Baghdad following last month’s release of the Human Rights Watch Report on gay killings is a tale of two cities. Interviews with men from Sadr City include witnesses to killings who showed scars from attacks on cafés popular with gay men. Attacks included drive-by shootings by men dressed in black on motorcycles who strafed the sidewalk with bullets. Some witnesses knew the names of the killers and talked of the perpetrators coordinating with local Iraqi police in the attacks in the eastern, conservative side of Baghdad.
On the well-to-do liberal side of Baghdad, a different story emerges. At times, gay men walk in groups of friends along the Tigris riverfront along Abu Nuwaz Street, named for a poet who wrote of love between men. Fashionable cafés, popular with gay men, have sprung up in some neighborhoods.
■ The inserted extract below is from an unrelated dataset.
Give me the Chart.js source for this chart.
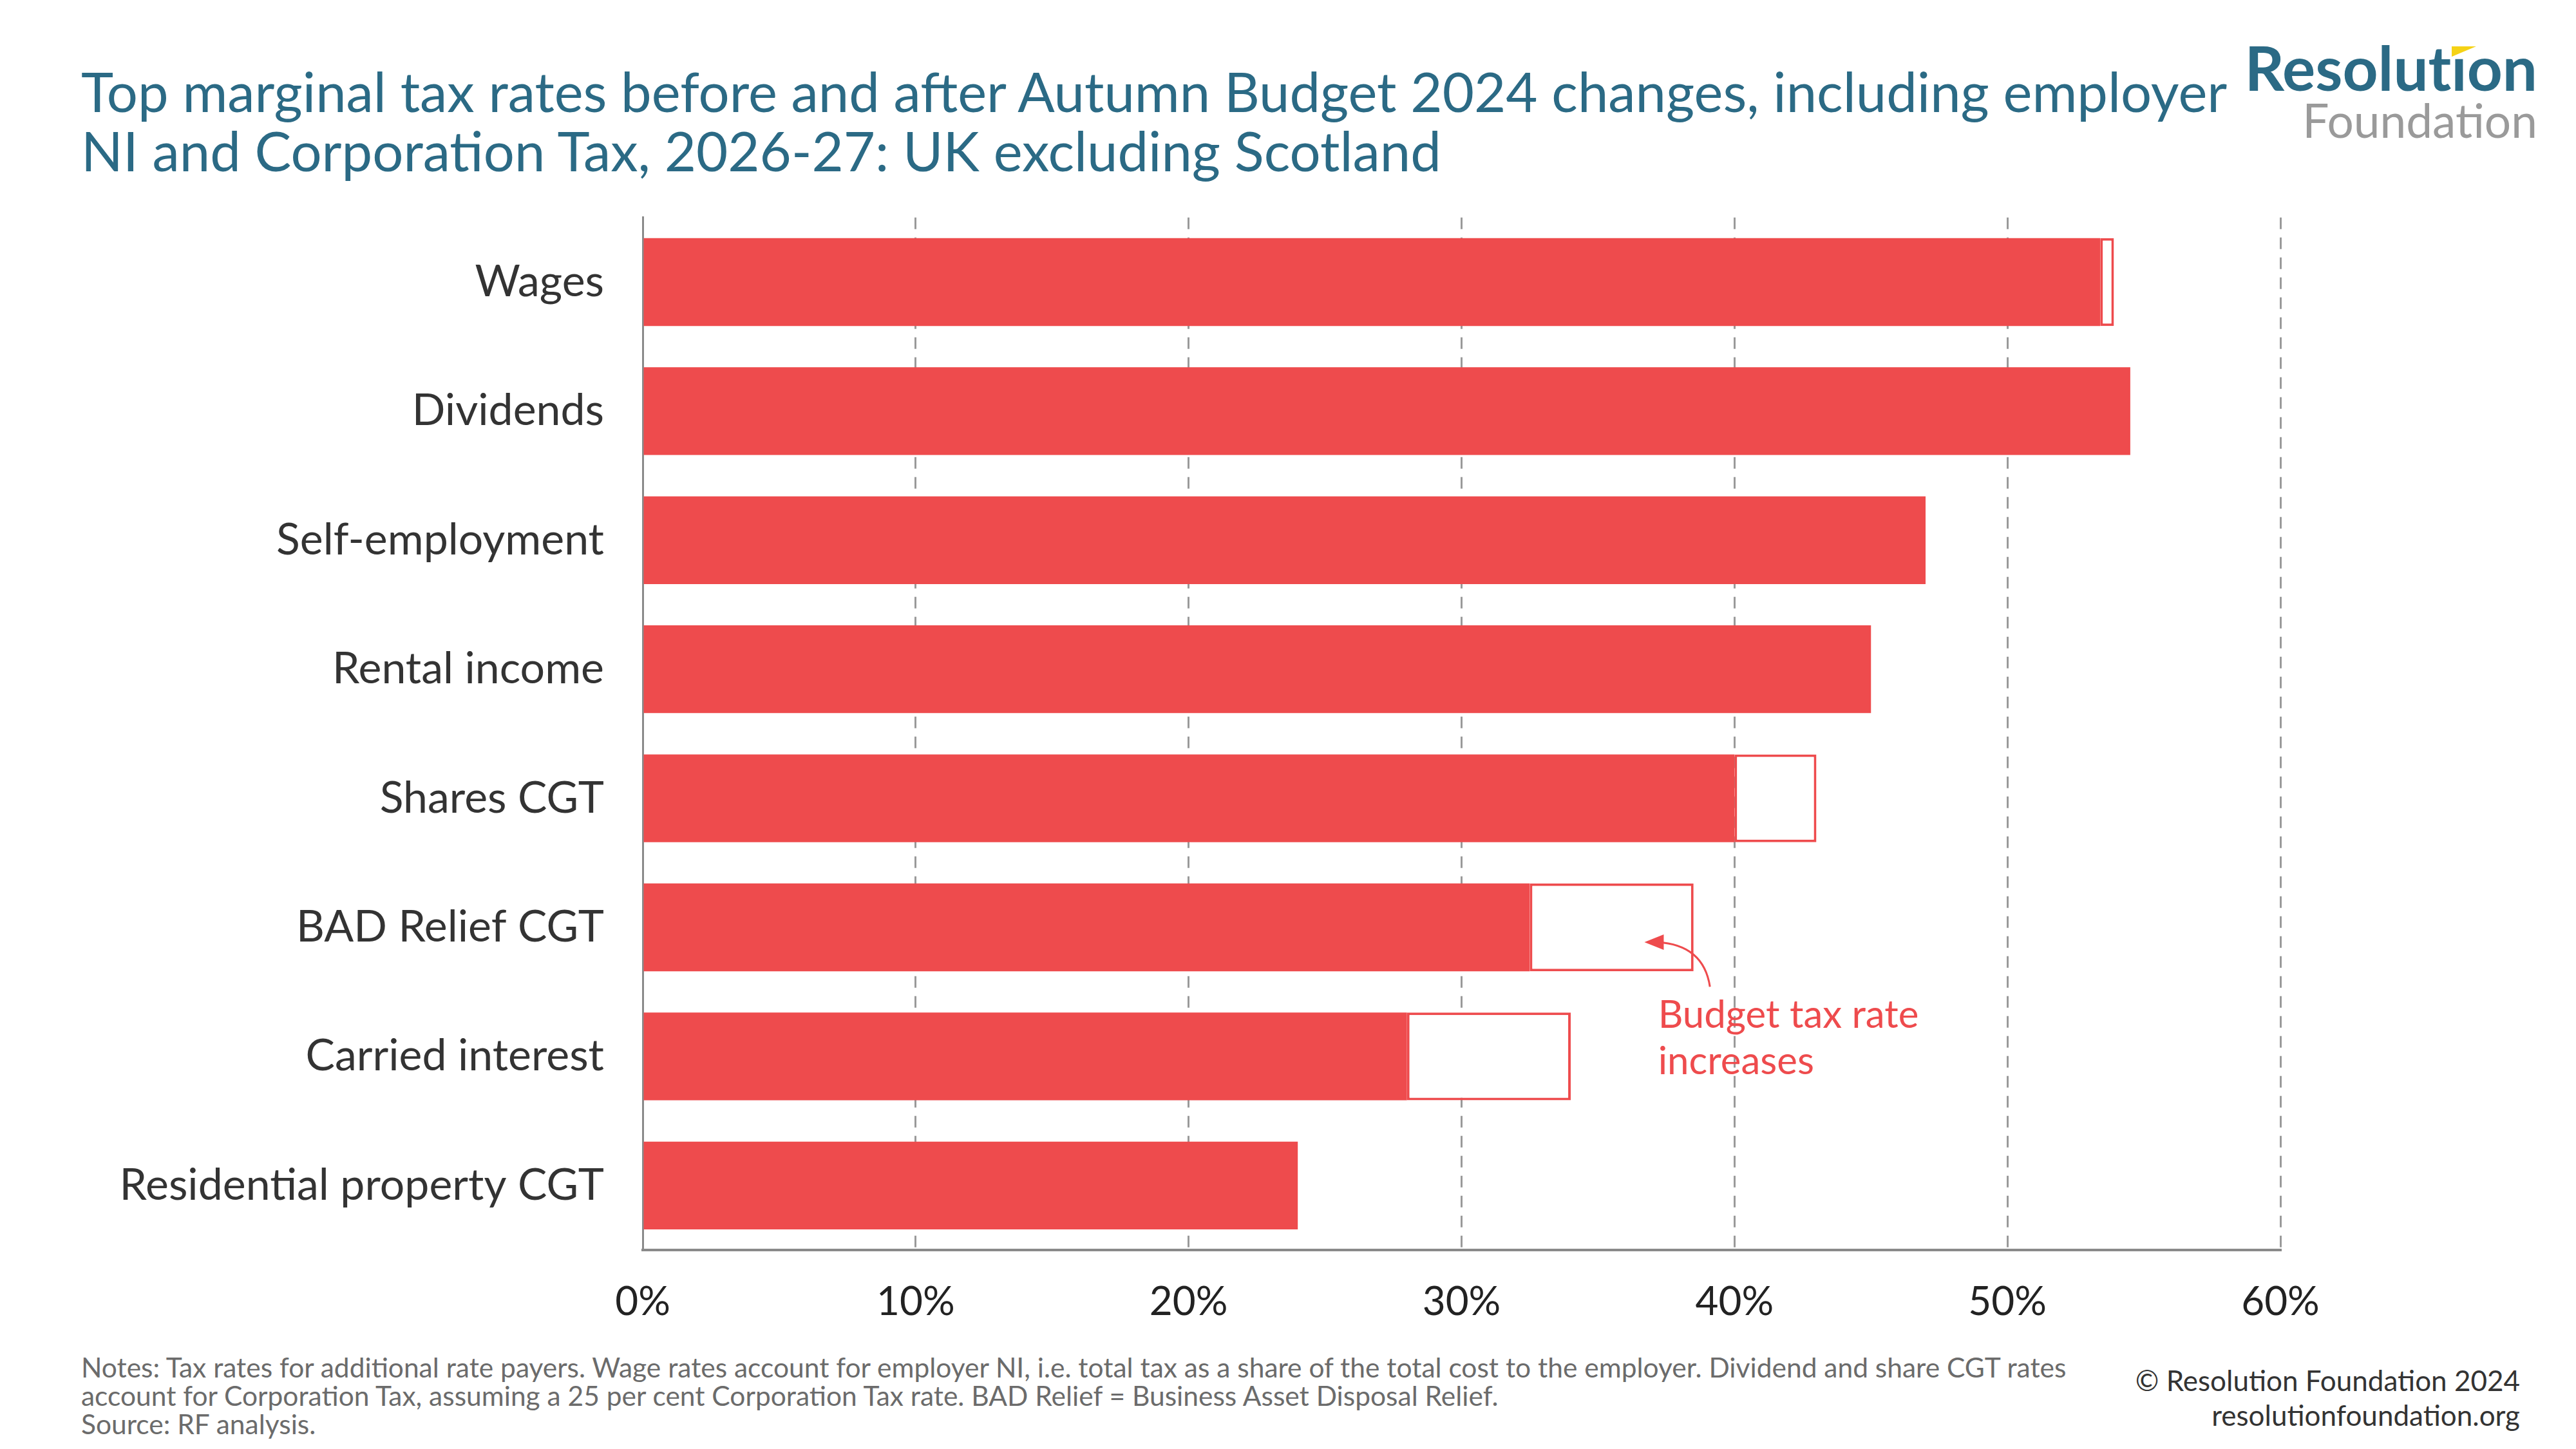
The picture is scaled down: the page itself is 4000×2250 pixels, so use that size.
<!DOCTYPE html>
<html>
<head>
<meta charset="utf-8">
<script src="https://cdn.jsdelivr.net/npm/chart.js@4"></script>
<style>
    body { margin: 0; width: 4000px; height: 2250px; background: #ffffff; position: relative; overflow: hidden; font-family: Lato, sans-serif; }
    #title { position: absolute; left: 126px; top: 95px; font-size: 85px; line-height: 92px; color: #2b6a85; }
    #logo { position: absolute; right: 60px; top: 58px; text-align: right; }
    #logo .top { font-size: 96px; line-height: 92px; font-weight: 700; color: #2b6a85; font-variant-ligatures: none; }
    #logo .bottom { font-size: 73px; line-height: 72px; color: #9a9a9a; }
    /* yellow wedge in place of the dot on the i */
    #logo .i { position: relative; }
    #logo .i::before { content: ''; position: absolute; left: -2px; top: 4px; width: 30px; height: 40px; background: #ffffff; }
    #logo .i::after { content: ''; position: absolute; left: 1px; top: 26px; width: 0; height: 0; border-top: 16px solid #f5d215; border-right: 38px solid transparent; }
    #chart-wrap { position: absolute; left: 0; top: 237px; width: 3700px; height: 1834px; }
    #notes { position: absolute; left: 126px; top: 2101px; font-size: 42.5px; line-height: 44px; color: #6b6b6b; }
    #credit { position: absolute; right: 87px; top: 2116px; font-size: 44px; line-height: 54px; color: #333333; text-align: right; }
</style>
</head>
<body>
<div id="title">Top marginal tax rates before and after Autumn Budget 2024 changes, including employer<br>NI and Corporation Tax, 2026-27: UK excluding Scotland</div>
<div id="logo"><div class="top">Resolut<span class="i">i</span>on</div><div class="bottom">Foundation</div></div>
<div id="chart-wrap"><canvas id="taxChart"></canvas></div>
<div id="notes">Notes: Tax rates for additional rate payers. Wage rates account for employer NI, i.e. total tax as a share of the total cost to the employer. Dividend and share CGT rates<br>account for Corporation Tax, assuming a 25 per cent Corporation Tax rate. BAD Relief = Business Asset Disposal Relief.<br>Source: RF analysis.</div>
<div id="credit">© Resolution Foundation 2024<br>resolutionfoundation.org</div>

<script>
// Data (per cent)
const categories = ['Wages', 'Dividends', 'Self-employment', 'Rental income', 'Shares CGT', 'BAD Relief CGT', 'Carried interest', 'Residential property CGT'];
const ratesBefore = [53.4, 54.5, 47, 45, 40, 32.5, 28, 24];
const ratesAfter = [53.9, 54.5, 47, 45, 43, 38.5, 34, 24];
const xTicks = [0, 10, 20, 30, 40, 50, 60];

const barRed = '#ee4b4d';

// Budget increase boxes: floating bars from old rate to new rate
const increaseBars = categories.map((c, i) => ratesAfter[i] > ratesBefore[i] ? [ratesBefore[i], ratesAfter[i]] : null);

// Annotation "Budget tax rate increases" with curved arrow
const budgetNote = {
    id: 'budgetNote',
    afterDatasetsDraw(chart) {
        const { ctx, scales: { x, y } } = chart;
        const band = y.getPixelForValue(1) - y.getPixelForValue(0);
        const rowBad = categories.indexOf('BAD Relief CGT');
        const rowCarried = categories.indexOf('Carried interest');

        ctx.save();
        ctx.fillStyle = barRed;
        ctx.font = '60px Lato';
        ctx.textBaseline = 'middle';
        const tx = x.getPixelForValue(37.2);
        ctx.fillText('Budget tax rate', tx, y.getPixelForValue(rowCarried) - 0.32 * band);
        ctx.fillText('increases', tx, y.getPixelForValue(rowCarried) + 0.04 * band);

        const sx = x.getPixelForValue(39.1);
        const sy = y.getPixelForValue(rowBad) + 0.46 * band;
        const ex = x.getPixelForValue(36.7);
        const ey = y.getPixelForValue(rowBad) + 0.115 * band;
        ctx.strokeStyle = barRed;
        ctx.lineWidth = 3;
        ctx.beginPath();
        ctx.moveTo(sx, sy);
        ctx.quadraticCurveTo(sx - 10, ey + 4, ex + 20, ey);
        ctx.stroke();
        // arrow head
        ctx.beginPath();
        ctx.moveTo(ex, ey);
        ctx.lineTo(ex + 30, ey - 12);
        ctx.lineTo(ex + 30, ey + 12);
        ctx.closePath();
        ctx.fill();
        ctx.restore();
    }
};

const ctx = document.getElementById('taxChart').getContext('2d');
window.taxChart = new Chart(ctx, {
    type: 'bar',
    data: {
        labels: categories,
        datasets: [
            {
                label: 'After Budget',
                data: increaseBars,
                backgroundColor: '#ffffff',
                borderColor: barRed,
                borderWidth: 4,
                borderSkipped: false,
                grouped: false,
                barPercentage: 0.68,
                categoryPercentage: 1
            },
            {
                label: 'Before Budget',
                data: ratesBefore,
                backgroundColor: barRed,
                borderWidth: 0,
                grouped: false,
                barPercentage: 0.68,
                categoryPercentage: 1
            }
        ]
    },
    options: {
        indexAxis: 'y',
        responsive: true,
        maintainAspectRatio: false,
        animation: false,
        layout: { padding: { top: 33, right: 159, left: 0, bottom: 0 } },
        plugins: {
            legend: { display: false },
            tooltip: { enabled: false }
        },
        scales: {
            x: {
                min: 0,
                max: 60,
                afterBuildTicks: (scale) => { scale.ticks = xTicks.map(v => ({ value: v })); },
                afterFit: (scale) => { scale.height = 130; },
                ticks: {
                    callback: (v) => v + '%',
                    color: '#222222',
                    padding: 44,
                    font: { family: 'Lato', size: 62 }
                },
                grid: { color: '#9a9a9a', lineWidth: 3, drawTicks: false },
                border: { display: true, color: '#8a8a8a', width: 4, dash: [18, 13] }
            },
            y: {
                afterFit: (scale) => { scale.width = 998; },
                ticks: {
                    color: '#333333',
                    padding: 60,
                    font: { family: 'Lato', size: 68 }
                },
                grid: { display: false, drawTicks: false },
                border: { display: true, color: '#8a8a8a', width: 3 }
            }
        }
    },
    plugins: [budgetNote]
});
</script>
</body>
</html>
Other than those who Human Rights Watch contacted to participate in its research, interviews suggest few gay men know of the group’s Report. But most have followed American and other international news media coverage of the killings themselves. Local Iraqi politicians and international diplomats have indicated an awareness of the killings, as well as public condemnation of the violence. International organizations and governments appear to be working on the issue behind the scenes, with an awareness of the difficulty of discussing it in deeply homophobic, and increasingly religious, Iraqi society.
According to local gay men and some human rights groups, the killings have decreased significantly in recent months.